Cada cual cree atraer a quien le conviene por el electroimán irresistible de sus propios e innumerables encantos, entre ellos la inteligencia. Error. El órgano que menos se estima en el amor es el cerebro: los conceptos de belleza física, nobleza de espíritu o los instintos elevados se extinguen al llegar al capítulo del acoplamiento.

Sólo el sexo, ese amasijo de tejidos, glándulas, mucosas, secreciones, viscosidades, aromas, contracciones y espasmos, impulsa al hombre a la mujer. Fingir que nos hallamos hipnotizados por la belleza de una persona, por la mente de un intelectual, o por el dinero que hay tras un título no es más que una excusa para vaciar varias veces a la semana las glándulas sexuales. Desaparece y vuelve cuando las glándulas se llenan de nuevo. Todo lo demás, es poesía incendiaria, o pornografía, o literatura rosa que mal concebimos como amor. Palabras, pero palabras necesarias, porque más allá de ese amor está lo que nos hace humanos: la comprensión, la paciencia, el cariño, el respeto, la estima... todo de lo que no se discute hoy en día porque lo debemos tener muy estudiado.

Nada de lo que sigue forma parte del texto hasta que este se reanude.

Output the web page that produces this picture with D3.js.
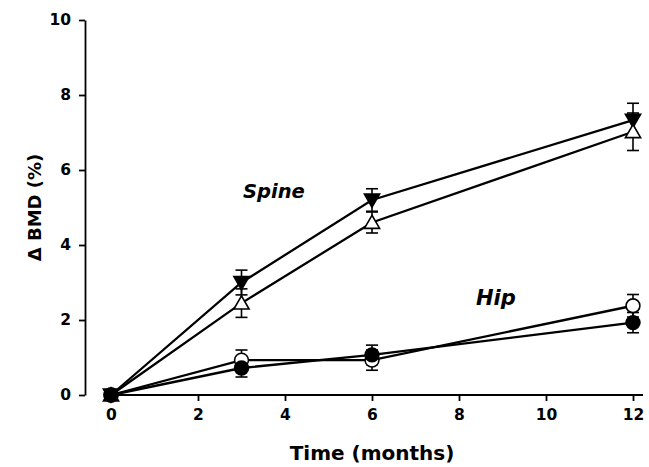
<!DOCTYPE html>
<html>
<head>
<meta charset="utf-8">
<script src="https://cdn.jsdelivr.net/npm/d3@7"></script>
<style>
  body { margin: 0; background: #fff; }
  text { font-family: "DejaVu Sans", sans-serif; font-weight: bold; fill: #000; }
</style>
</head>
<body>
<svg id="chart" width="649" height="467"></svg>
<script>
// months measured
var months = [0, 3, 6, 12];
var xTicks = [0, 2, 4, 6, 8, 10, 12];
var yTicks = [0, 2, 4, 6, 8, 10];

// Spine, filled down-triangle
var spineFilled = [0, 3.0, 5.2, 7.33];
var spineFilledErr = [0, 0.33, 0.3, 0.45];
// Spine, open up-triangle
var spineOpen = [0, 2.45, 4.6, 7.02];
var spineOpenErr = [0, 0.38, 0.28, 0.5];
// Hip, open circle
var hipOpen = [0, 0.93, 0.93, 2.38];
var hipOpenErr = [0, 0.27, 0.27, 0.3];
// Hip, filled circle
var hipFilled = [0, 0.72, 1.07, 1.93];
var hipFilledErr = [0, 0.24, 0.26, 0.27];

var svg = d3.select("#chart");

var x = d3.scaleLinear().domain([0, 12]).range([111, 633]);
var y = d3.scaleLinear().domain([0, 10]).range([395, 20]);

// y axis, set off to the left of the data
svg.append("g")
    .attr("transform", "translate(85,0)")
    .call(d3.axisLeft(y).tickValues(yTicks).tickSize(6).tickPadding(8).tickSizeOuter(0))
    .call(function(g) {
      g.select(".domain").attr("stroke-width", 1.8);
      g.selectAll(".tick line").attr("stroke-width", 1.8);
      g.selectAll(".tick text").style("font-size", "15.5px");
    });

// x axis
svg.append("g")
    .attr("transform", "translate(0,395)")
    .call(d3.axisBottom(x).tickValues(xTicks).tickSize(6).tickPadding(8).tickSizeOuter(0))
    .call(function(g) {
      g.select(".domain").attr("d", "M" + x(0) + ",0H643").attr("stroke-width", 1.8);
      g.selectAll(".tick line").attr("stroke-width", 1.8);
      g.selectAll(".tick text").style("font-size", "15.5px");
    });

svg.append("text")
    .attr("x", x(6))
    .attr("y", 460)
    .attr("text-anchor", "middle")
    .style("font-size", "20px")
    .text("Time (months)");

svg.append("text")
    .attr("transform", "translate(41," + y(5) + ") rotate(-90)")
    .attr("text-anchor", "middle")
    .style("font-size", "18px")
    .text("Δ BMD (%)");

var series = [
  {vals: spineFilled, err: spineFilledErr, shape: "down", fill: "#000"},
  {vals: spineOpen, err: spineOpenErr, shape: "up", fill: "#fff"},
  {vals: hipOpen, err: hipOpenErr, shape: "circle", fill: "#fff"},
  {vals: hipFilled, err: hipFilledErr, shape: "circle", fill: "#000"}
];

var line = d3.line()
    .x(function(d, i) { return x(months[i]); })
    .y(function(d) { return y(d); });

series.forEach(function(s) {
  svg.append("path")
      .attr("d", line(s.vals))
      .attr("fill", "none")
      .attr("stroke", "#000")
      .attr("stroke-width", 2.3);
});

// error bars
series.forEach(function(s) {
  var g = svg.append("g").attr("stroke", "#000").attr("stroke-width", 1.6);
  s.vals.forEach(function(v, i) {
    if (!s.err[i]) return;
    var cx = x(months[i]), y1 = y(v + s.err[i]), y2 = y(v - s.err[i]);
    g.append("line").attr("x1", cx).attr("x2", cx).attr("y1", y1).attr("y2", y2);
    g.append("line").attr("x1", cx - 6).attr("x2", cx + 6).attr("y1", y1).attr("y2", y1);
    g.append("line").attr("x1", cx - 6).attr("x2", cx + 6).attr("y1", y2).attr("y2", y2);
  });
});

// markers
var tri = d3.symbol().type(d3.symbolTriangle).size(100);
var circ = d3.symbol().type(d3.symbolCircle).size(150);
series.forEach(function(s) {
  s.vals.forEach(function(v, i) {
    var cx = x(months[i]), cy = y(v);
    var rot = s.shape === "down" ? " rotate(180)" : "";
    var dy = s.shape === "down" ? -1.5 : (s.shape === "up" ? 1.5 : 0);
    svg.append("path")
        .attr("d", s.shape === "circle" ? circ() : tri())
        .attr("transform", "translate(" + cx + "," + (cy + dy) + ")" + rot)
        .attr("fill", s.fill)
        .attr("stroke", "#000")
        .attr("stroke-width", 1.6);
  });
});

svg.append("text")
    .attr("x", 243)
    .attr("y", 198)
    .style("font-size", "19.5px")
    .style("font-style", "italic")
    .text("Spine");

svg.append("text")
    .attr("x", 476)
    .attr("y", 305)
    .style("font-size", "21px")
    .style("font-style", "italic")
    .text("Hip");
</script>
</body>
</html>
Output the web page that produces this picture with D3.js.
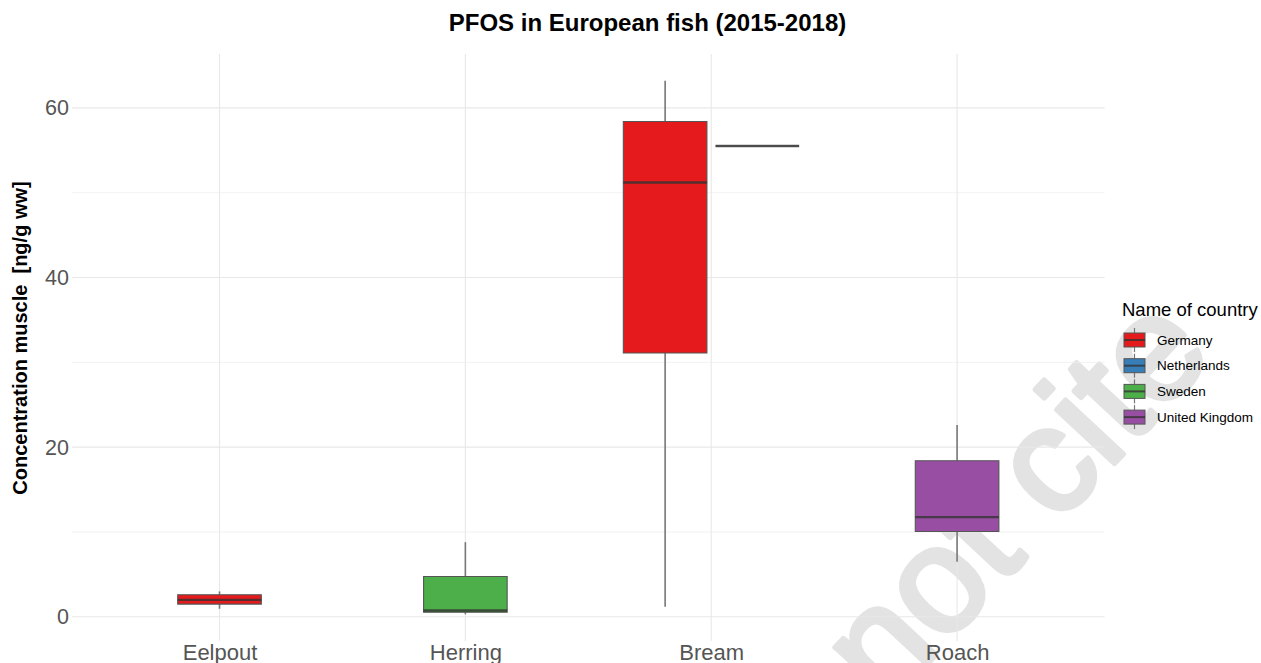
<!DOCTYPE html>
<html>
<head>
<meta charset="utf-8">
<script src="https://cdn.jsdelivr.net/npm/d3@7"></script>
<style>
  html, body { margin: 0; padding: 0; background: #fff; }
  svg { display: block; font-family: "Liberation Sans", Arial, sans-serif; }
</style>
</head>
<body>
<svg id="chart" width="1261" height="663"></svg>
<script>
// ---- Data ----
const species = ["Eelpout", "Herring", "Bream", "Roach"];
const countries = ["Germany", "Netherlands", "Sweden", "United Kingdom"];
const countryColors = ["#E41A1C", "#377EB8", "#4DAF4A", "#984EA3"];

const boxSpecies = ["Eelpout", "Herring", "Bream", "Bream", "Roach"];
const boxCountry = ["Germany", "Sweden", "Germany", "Netherlands", "United Kingdom"];
const boxDodge = [0, 0, -1, 1, 0]; // dodge slot within species group
const lowerWhisker = [0.95, 0.3, 1.2, 55.5, 6.5];
const q1 = [1.5, 0.55, 31.1, 55.5, 10.05];
const median = [2.0, 0.75, 51.2, 55.5, 11.75];
const q3 = [2.6, 4.75, 58.4, 55.5, 18.4];
const upperWhisker = [3.0, 8.8, 63.2, 55.5, 22.6];

const yMajorTicks = [0, 20, 40, 60];
const yMinorTicks = [10, 30, 50];

const titleText = "PFOS in European fish (2015-2018)";
const yTitleText = "Concentration muscle  [ng/g ww]";
const legendTitle = "Name of country";
const watermarkText = "not cite";

// ---- Layout ----
const svg = d3.select("#chart");
const panel = { left: 72, right: 1104.6, top: 54, bottom: 641 };

const x = d3.scalePoint().domain(species).range([panel.left, panel.right]).padding(0.6);
const step = x.step();
const y = d3.scaleLinear().domain([-2.85, 66.35]).range([panel.bottom, panel.top]);
const color = d3.scaleOrdinal().domain(countries).range(countryColors);

// watermark
svg.append("text")
  .attr("transform", "translate(1022,505) rotate(-47)")
  .attr("text-anchor", "middle")
  .attr("dominant-baseline", "middle")
  .style("font-size", "150px")
  .style("fill", "#e3e3e3")
  .style("stroke", "#e3e3e3")
  .style("stroke-width", 5)
  .style("stroke-linejoin", "round")
  .text(watermarkText);

// gridlines
const grid = svg.append("g");
grid.selectAll(".minor").data(yMinorTicks).join("line")
  .attr("x1", panel.left).attr("x2", panel.right)
  .attr("y1", d => y(d)).attr("y2", d => y(d))
  .attr("stroke", "#efefef").attr("stroke-width", 0.8);
grid.selectAll(".major").data(yMajorTicks).join("line")
  .attr("x1", panel.left).attr("x2", panel.right)
  .attr("y1", d => y(d)).attr("y2", d => y(d))
  .attr("stroke", "#e8e8e8").attr("stroke-width", 1.1);
grid.selectAll(".vmajor").data(species).join("line")
  .attr("x1", d => x(d)).attr("x2", d => x(d))
  .attr("y1", panel.top).attr("y2", panel.bottom)
  .attr("stroke", "#e8e8e8").attr("stroke-width", 1.1);

// y axis
const yAxis = d3.axisLeft(y).tickValues(yMajorTicks).tickSize(0).tickPadding(3);
const gy = svg.append("g").attr("transform", `translate(${panel.left},0)`).call(yAxis);
gy.select(".domain").remove();
gy.selectAll("text").style("font-size", "21.5px").style("fill", "#555").style("font-family", "Liberation Sans, Arial, sans-serif");

// x axis
const xAxis = d3.axisBottom(x).tickSize(0).tickPadding(0);
const gx = svg.append("g").attr("transform", `translate(0,${panel.bottom})`).call(xAxis);
gx.select(".domain").remove();
gx.selectAll("text").attr("dy", null).attr("y", 19).style("font-size", "22px").style("fill", "#555").style("font-family", "Liberation Sans, Arial, sans-serif");

// boxes
const boxW = step * 0.34;
const dodgeOff = step * 0.1875;
const boxes = d3.range(boxSpecies.length).map(i => ({
  cx: x(boxSpecies[i]) + boxDodge[i] * dodgeOff,
  c: boxCountry[i], lw: lowerWhisker[i], q1: q1[i], med: median[i], q3: q3[i], uw: upperWhisker[i]
}));
const gb = svg.append("g");
boxes.forEach(b => {
  const g = gb.append("g");
  g.append("line").attr("x1", b.cx).attr("x2", b.cx).attr("y1", y(b.uw)).attr("y2", y(b.q3))
    .attr("stroke", "#777").attr("stroke-width", 1.6);
  g.append("line").attr("x1", b.cx).attr("x2", b.cx).attr("y1", y(b.q1)).attr("y2", y(b.lw))
    .attr("stroke", "#777").attr("stroke-width", 1.6);
  g.append("path")
    .attr("d", `M${b.cx - boxW/2},${y(b.q3)}H${b.cx + boxW/2}V${y(b.q1)}H${b.cx - boxW/2}Z`)
    .attr("fill", color(b.c)).attr("stroke", "#555").attr("stroke-width", 1.1);
  g.append("line").attr("x1", b.cx - boxW/2).attr("x2", b.cx + boxW/2)
    .attr("y1", y(b.med)).attr("y2", y(b.med))
    .attr("stroke", "#333").attr("stroke-opacity", 0.8).attr("stroke-width", 2.4);
});

// title
svg.append("text").attr("x", 647.5).attr("y", 31).attr("text-anchor", "middle")
  .style("font-size", "24px").style("font-weight", "bold").style("fill", "#000")
  .text(titleText);

// y title
svg.append("text").attr("transform", "translate(27,338) rotate(-90)").attr("text-anchor", "middle")
  .style("font-size", "20px").style("font-weight", "bold").style("fill", "#000")
  .style("white-space", "pre")
  .text(yTitleText);

// legend
const lg = svg.append("g");
lg.append("text").attr("x", 1122).attr("y", 316).style("font-size", "18.5px").style("fill", "#000").text(legendTitle);
const items = lg.selectAll(".item").data(countries).join("g")
  .attr("transform", (d, i) => `translate(1124,${340 + i * 25.7})`);
items.append("line").attr("x1", 10.5).attr("x2", 10.5).attr("y1", -12).attr("y2", 12)
  .attr("stroke", "#777").attr("stroke-width", 1.2);
items.append("rect").attr("x", 0).attr("y", -7).attr("width", 21).attr("height", 14)
  .attr("fill", d => color(d)).attr("stroke", "#555").attr("stroke-width", 1);
items.append("line").attr("x1", 0).attr("x2", 21).attr("y1", 0).attr("y2", 0)
  .attr("stroke", "#333").attr("stroke-opacity", 0.8).attr("stroke-width", 2);
items.append("text").attr("x", 33).attr("y", 4.5).style("font-size", "13.5px").style("fill", "#000").text(d => d);
</script>
</body>
</html>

Las palabras que aluden a sentirse atraído por, identificarse con, la disforia, la reasignación, las sirenas... no pasan de ser la pequeñísima diferenciación que ahora quieren establecer entre el acto de nuestra elección y el coito improvisado, callejero, pasajero, que consumaban nuestros ancestros sobre tal Venus, Ganímedes o Andrógino encontrados en medio de una era.

Nos lanzamos y entregamos, como entonces, con un nuevo preámbulo de mentiras y charlatanerías que varían según nuestro poder adquisitivo o intelectual. Da igual se llame gestación subrogada, inclusa, género fluido, passing, chirla o vagina biológica; o que se exprese con «comer lo mismo cansa». Sea cual fuera la explicación que nos den, se traduce literalmente por «deseo»: hoy individualismo, consentimiento; consumismo y marketing para máquinas de felicidad.

Unas y otros, secretamos lo mismo: hormonas. Cuando no existe una variante económica compensatoria, el acto sexual no es más que la obediencia a las leyes de la naturaleza en las que, por mucho que se modifique, interviene cada día nuestra espina dorsal. Por efecto de atmósferas románticas, desde aquellas épocas en las que decidimos que la Tierra era plana, la cópula -ese acto de atracción espontáneo, recíproco y natural- se sigue presentando bajo el disfraz de un acto cerebral.

Puestos a tener fe, a querer destacar, a diferenciarnos, a ser la estrella de nuestras películas, podríamos hasta pensar que los celos existen como una fuerza invisible, porque tocamos sus resultados en forma de reproche o de golpe. Pero en ese caso, somos como los ignorantes que asistimos a un fenómeno desconocido sin poder imaginar sus causas, sin saber diferenciar entre lo que se le mete a la cabeza a la gente y lo que la naturaleza nos concede, algo que muchos no llegan a imaginarse ni en el último momento de sus vidas.

Escuché a un humorista que, al ver a la joven esposa de cierto empresario coger un taxi, dijo en voz alta: «La señora X va a llevar a casa sus órganos genitales». Con esa expresión brutal y sin retórica sintetizaba todas sus funciones maritales. No es necesario que sinteticemos todo hasta el punto de volvernos crueles. O quizá sí sea nuestra única válvula de escape ante tanta falta de microscopios.